--- Start of RECORDS SUPPLIED ---

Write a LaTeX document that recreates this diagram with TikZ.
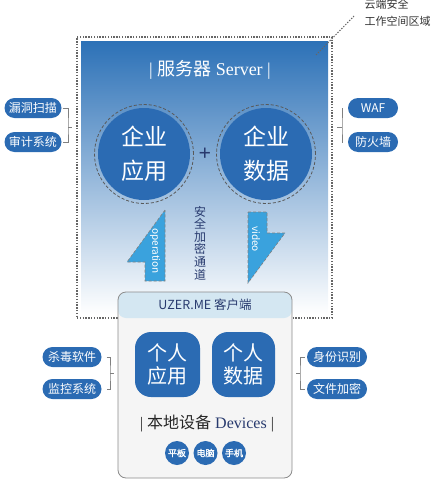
\documentclass[tikz,border=0pt]{standalone}
\usepackage{fontspec}
\setmainfont{Liberation Serif}
\newfontfamily\cjk[AutoFakeBold=2]{Noto Sans CJK SC}
\usetikzlibrary{positioning, calc}
\definecolor{srvblue}{HTML}{2B6BB3}
\definecolor{srvtop}{HTML}{2C71B7}
\definecolor{srvmid}{HTML}{B3C0E4}
\definecolor{flowblue}{HTML}{3AA2DD}
\definecolor{navy}{HTML}{283A6E}
\definecolor{hdrblue}{HTML}{D4E7F2}
\definecolor{bodygray}{HTML}{F5F5F5}
\tikzset{
  pillbox/.style={rectangle, fill=srvblue, text=white, rounded corners=10pt, minimum height=20pt, minimum width=57pt, inner sep=0pt, font=\cjk\fontsize{12}{14}\selectfont},
  entcircle/.style={circle, fill=srvblue, text=white, minimum size=92pt, inner sep=0pt, align=center, font=\cjk\fontsize{23}{34}\selectfont},
  ringdash/.style={circle, draw=black!65, densely dashed, line width=0.8pt, minimum size=99pt, inner sep=0pt},
  persbox/.style={rectangle, fill=srvblue, text=white, rounded corners=16pt, minimum height=65pt, inner sep=0pt, align=center, font=\cjk\fontsize{20}{23}\selectfont},
  devdot/.style={circle, fill=srvblue, text=white, minimum size=24pt, inner sep=0pt, font=\cjk\bfseries\fontsize{9}{10}\selectfont},
  brk/.style={draw=black!50, line width=0.7pt},
  framedot/.style={draw=black!60, line width=1.2pt, dash pattern=on 1.4pt off 1.4pt},
  flowarrow/.style={fill=flowblue, draw=black!50, densely dashed, line width=0.6pt},
  flowtext/.style={text=white, font=\cjk\fontsize{10}{12}\selectfont, rotate=-90},
  srvpanel/.style={rectangle, top color=srvtop, middle color=srvmid, bottom color=white, minimum width=247pt, minimum height=273pt, inner sep=0pt},
  clientbox/.style={rectangle, draw=black!45, line width=0.8pt, fill=bodygray, rounded corners=8pt, minimum width=174pt, minimum height=186pt,
    path picture={\fill[hdrblue] (path picture bounding box.north west) rectangle ([yshift=-26pt]path picture bounding box.north east);}},
}

\begin{document}
\begin{tikzpicture}[x=1pt, y=-1pt]
  \useasboundingbox (0,0) rectangle (432,479);

  % Cloud workspace
  \node[framedot, minimum width=255pt, minimum height=281pt, inner sep=0pt] (cloud) at (204.5,177.5) {};
  \node[srvpanel] (srvbg) at (204.5,177.5) {};
  \node[text=white, font=\fontsize{18}{20}\selectfont] (srvtitle) at (210,70) {| {\cjk 服务器} Server |};

  \node[anchor=west, align=left, text=black!80, font=\cjk\fontsize{11}{17}\selectfont] (cloudlbl) at (361,13) {云端安全\\工作空间区域};
  \coordinate (cloudin) at (316,55);
  \coordinate (cloudout) at (355,15);
  \draw[framedot, line width=1pt] (cloudin) -- (cloudout);

  % Enterprise circles
  \node[entcircle] (entapp) at (144,154) {企业\\应用};
  \node[ringdash] (entappring) at (entapp) {};
  \node[entcircle] (entdata) at (266,154) {企业\\数据};
  \node[ringdash] (entdataring) at (entdata) {};
  \node[text=navy, font=\bfseries\fontsize{22}{22}\selectfont] (plus) at (205,154) {+};

  % Secure channel
  \draw[flowarrow] (165,210) -- (127,262) -- (145,262) -- (145,281) -- (165,281) -- cycle;
  \node[flowtext] (optext) at (155,251) {operation};
  \draw[flowarrow] (248,212) -- (267,212) -- (267,233) -- (285,233) -- (248,283) -- cycle;
  \node[flowtext] (vidtext) at (256,239) {video};
  \node[text=navy, align=center, font=\cjk\fontsize{12}{12.6}\selectfont] (chan) at (200,243) {安\\全\\加\\密\\通\\道};

  % Server side tools
  \node[pillbox] (leak) at (33,108) {漏洞扫描};
  \node[pillbox] (audit) at (33,142) {审计系统};
  \coordinate (lbrk) at (68,127);
  \coordinate (lbrktip) at (72,127);
  \draw[brk] ([xshift=1pt]leak.east) -| (lbrk) |- ([xshift=1pt]audit.east);
  \draw[brk] (lbrk) -- (lbrktip);

  \node[pillbox, minimum width=50pt] (waf) at (373,108) {WAF};
  \node[pillbox, minimum width=50pt] (fire) at (373,142) {防火墙};
  \coordinate (rbrk) at (342,127);
  \coordinate (rbrktip) at (337,127);
  \draw[brk] ([xshift=-5pt]waf.west) -| (rbrk) |- ([xshift=-5pt]fire.west);
  \draw[brk] (rbrk) -- (rbrktip);

  % Client
  \node[clientbox] (client) at (205,385) {};
  \node[text=navy, font=\cjk\fontsize{12.5}{14}\selectfont] (clienthd) at (205,305) {UZER.ME 客户端};
  \node[persbox, minimum width=65pt] (perapp) at (167.5,364.5) {个人\\应用};
  \node[persbox, minimum width=63pt] (perdata) at (243.5,364.5) {个人\\数据};
  \node[text=black!85, font=\fontsize{16}{18}\selectfont] (devtitle) at (207,423) {| {\cjk 本地设备} \textcolor{navy}{Devices} |};
  \node[devdot] (pad) at (177,453) {平板};
  \node[devdot] (pc) at (205.5,453) {电脑};
  \node[devdot] (phone) at (234,453) {手机};

  % Client side tools
  \node[pillbox, minimum width=59pt] (virus) at (72,357) {杀毒软件};
  \node[pillbox, minimum width=59pt] (watch) at (72,389) {监控系统};
  \coordinate (lcbrk) at (110,373);
  \coordinate (lcbrktip) at (114,373);
  \draw[brk] ([xshift=5pt]virus.east) -| (lcbrk) |- ([xshift=5pt]watch.east);
  \draw[brk] (lcbrk) -- (lcbrktip);

  \node[pillbox, minimum width=60pt] (ident) at (337,357) {身份识别};
  \node[pillbox, minimum width=60pt] (crypt) at (337,389) {文件加密};
  \coordinate (rcbrk) at (300,373);
  \coordinate (rcbrktip) at (296,373);
  \draw[brk] ([xshift=-2pt]ident.west) -| (rcbrk) |- ([xshift=-2pt]crypt.west);
  \draw[brk] (rcbrk) -- (rcbrktip);
\end{tikzpicture}
\end{document}
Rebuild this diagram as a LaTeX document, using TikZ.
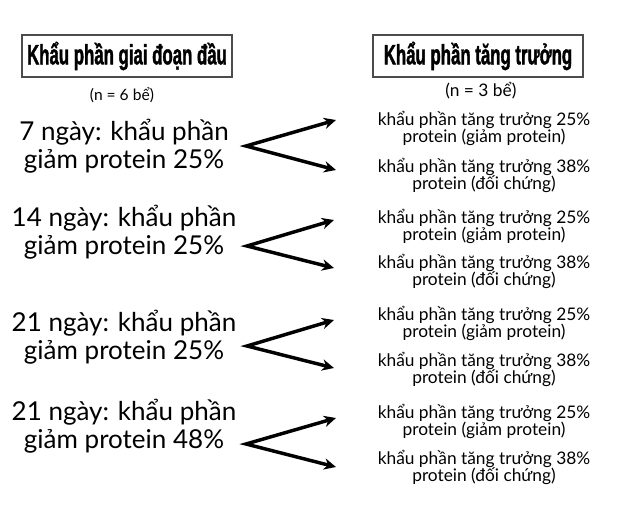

--- End of RECORDS SUPPLIED ---

• **EXERCISE REQUIREMENTS**
Copy out all of the material exactly as written, without its pictures.

• **RESPONSE TO THE TASK**
Write a LaTeX document that recreates this diagram with TikZ.
\documentclass[tikz,border=0pt]{standalone}
\usepackage{fontspec}
\setmainfont{Liberation Serif}
\newfontfamily\cjk[AutoFakeBold=2]{Noto Sans CJK SC}
\usetikzlibrary{positioning, calc}
\definecolor{srvblue}{HTML}{2B6BB3}
\definecolor{srvtop}{HTML}{2C71B7}
\definecolor{srvmid}{HTML}{B3C0E4}
\definecolor{flowblue}{HTML}{3AA2DD}
\definecolor{navy}{HTML}{283A6E}
\definecolor{hdrblue}{HTML}{D4E7F2}
\definecolor{bodygray}{HTML}{F5F5F5}
\tikzset{
  pillbox/.style={rectangle, fill=srvblue, text=white, rounded corners=10pt, minimum height=20pt, minimum width=57pt, inner sep=0pt, font=\cjk\fontsize{12}{14}\selectfont},
  entcircle/.style={circle, fill=srvblue, text=white, minimum size=92pt, inner sep=0pt, align=center, font=\cjk\fontsize{23}{34}\selectfont},
  ringdash/.style={circle, draw=black!65, densely dashed, line width=0.8pt, minimum size=99pt, inner sep=0pt},
  persbox/.style={rectangle, fill=srvblue, text=white, rounded corners=16pt, minimum height=65pt, inner sep=0pt, align=center, font=\cjk\fontsize{20}{23}\selectfont},
  devdot/.style={circle, fill=srvblue, text=white, minimum size=24pt, inner sep=0pt, font=\cjk\bfseries\fontsize{9}{10}\selectfont},
  brk/.style={draw=black!50, line width=0.7pt},
  framedot/.style={draw=black!60, line width=1.2pt, dash pattern=on 1.4pt off 1.4pt},
  flowarrow/.style={fill=flowblue, draw=black!50, densely dashed, line width=0.6pt},
  flowtext/.style={text=white, font=\cjk\fontsize{10}{12}\selectfont, rotate=-90},
  srvpanel/.style={rectangle, top color=srvtop, middle color=srvmid, bottom color=white, minimum width=247pt, minimum height=273pt, inner sep=0pt},
  clientbox/.style={rectangle, draw=black!45, line width=0.8pt, fill=bodygray, rounded corners=8pt, minimum width=174pt, minimum height=186pt,
    path picture={\fill[hdrblue] (path picture bounding box.north west) rectangle ([yshift=-26pt]path picture bounding box.north east);}},
}

\begin{document}
\begin{tikzpicture}[x=1pt, y=-1pt]
  \useasboundingbox (0,0) rectangle (432,479);

  % Cloud workspace
  \node[framedot, minimum width=255pt, minimum height=281pt, inner sep=0pt] (cloud) at (204.5,177.5) {};
  \node[srvpanel] (srvbg) at (204.5,177.5) {};
  \node[text=white, font=\fontsize{18}{20}\selectfont] (srvtitle) at (210,70) {| {\cjk 服务器} Server |};

  \node[anchor=west, align=left, text=black!80, font=\cjk\fontsize{11}{17}\selectfont] (cloudlbl) at (361,13) {云端安全\\工作空间区域};
  \coordinate (cloudin) at (316,55);
  \coordinate (cloudout) at (355,15);
  \draw[framedot, line width=1pt] (cloudin) -- (cloudout);

  % Enterprise circles
  \node[entcircle] (entapp) at (144,154) {企业\\应用};
  \node[ringdash] (entappring) at (entapp) {};
  \node[entcircle] (entdata) at (266,154) {企业\\数据};
  \node[ringdash] (entdataring) at (entdata) {};
  \node[text=navy, font=\bfseries\fontsize{22}{22}\selectfont] (plus) at (205,154) {+};

  % Secure channel
  \draw[flowarrow] (165,210) -- (127,262) -- (145,262) -- (145,281) -- (165,281) -- cycle;
  \node[flowtext] (optext) at (155,251) {operation};
  \draw[flowarrow] (248,212) -- (267,212) -- (267,233) -- (285,233) -- (248,283) -- cycle;
  \node[flowtext] (vidtext) at (256,239) {video};
  \node[text=navy, align=center, font=\cjk\fontsize{12}{12.6}\selectfont] (chan) at (200,243) {安\\全\\加\\密\\通\\道};

  % Server side tools
  \node[pillbox] (leak) at (33,108) {漏洞扫描};
  \node[pillbox] (audit) at (33,142) {审计系统};
  \coordinate (lbrk) at (68,127);
  \coordinate (lbrktip) at (72,127);
  \draw[brk] ([xshift=1pt]leak.east) -| (lbrk) |- ([xshift=1pt]audit.east);
  \draw[brk] (lbrk) -- (lbrktip);

  \node[pillbox, minimum width=50pt] (waf) at (373,108) {WAF};
  \node[pillbox, minimum width=50pt] (fire) at (373,142) {防火墙};
  \coordinate (rbrk) at (342,127);
  \coordinate (rbrktip) at (337,127);
  \draw[brk] ([xshift=-5pt]waf.west) -| (rbrk) |- ([xshift=-5pt]fire.west);
  \draw[brk] (rbrk) -- (rbrktip);

  % Client
  \node[clientbox] (client) at (205,385) {};
  \node[text=navy, font=\cjk\fontsize{12.5}{14}\selectfont] (clienthd) at (205,305) {UZER.ME 客户端};
  \node[persbox, minimum width=65pt] (perapp) at (167.5,364.5) {个人\\应用};
  \node[persbox, minimum width=63pt] (perdata) at (243.5,364.5) {个人\\数据};
  \node[text=black!85, font=\fontsize{16}{18}\selectfont] (devtitle) at (207,423) {| {\cjk 本地设备} \textcolor{navy}{Devices} |};
  \node[devdot] (pad) at (177,453) {平板};
  \node[devdot] (pc) at (205.5,453) {电脑};
  \node[devdot] (phone) at (234,453) {手机};

  % Client side tools
  \node[pillbox, minimum width=59pt] (virus) at (72,357) {杀毒软件};
  \node[pillbox, minimum width=59pt] (watch) at (72,389) {监控系统};
  \coordinate (lcbrk) at (110,373);
  \coordinate (lcbrktip) at (114,373);
  \draw[brk] ([xshift=5pt]virus.east) -| (lcbrk) |- ([xshift=5pt]watch.east);
  \draw[brk] (lcbrk) -- (lcbrktip);

  \node[pillbox, minimum width=60pt] (ident) at (337,357) {身份识别};
  \node[pillbox, minimum width=60pt] (crypt) at (337,389) {文件加密};
  \coordinate (rcbrk) at (300,373);
  \coordinate (rcbrktip) at (296,373);
  \draw[brk] ([xshift=-2pt]ident.west) -| (rcbrk) |- ([xshift=-2pt]crypt.west);
  \draw[brk] (rcbrk) -- (rcbrktip);
\end{tikzpicture}
\end{document}
Rebuild this diagram as a LaTeX document, using TikZ.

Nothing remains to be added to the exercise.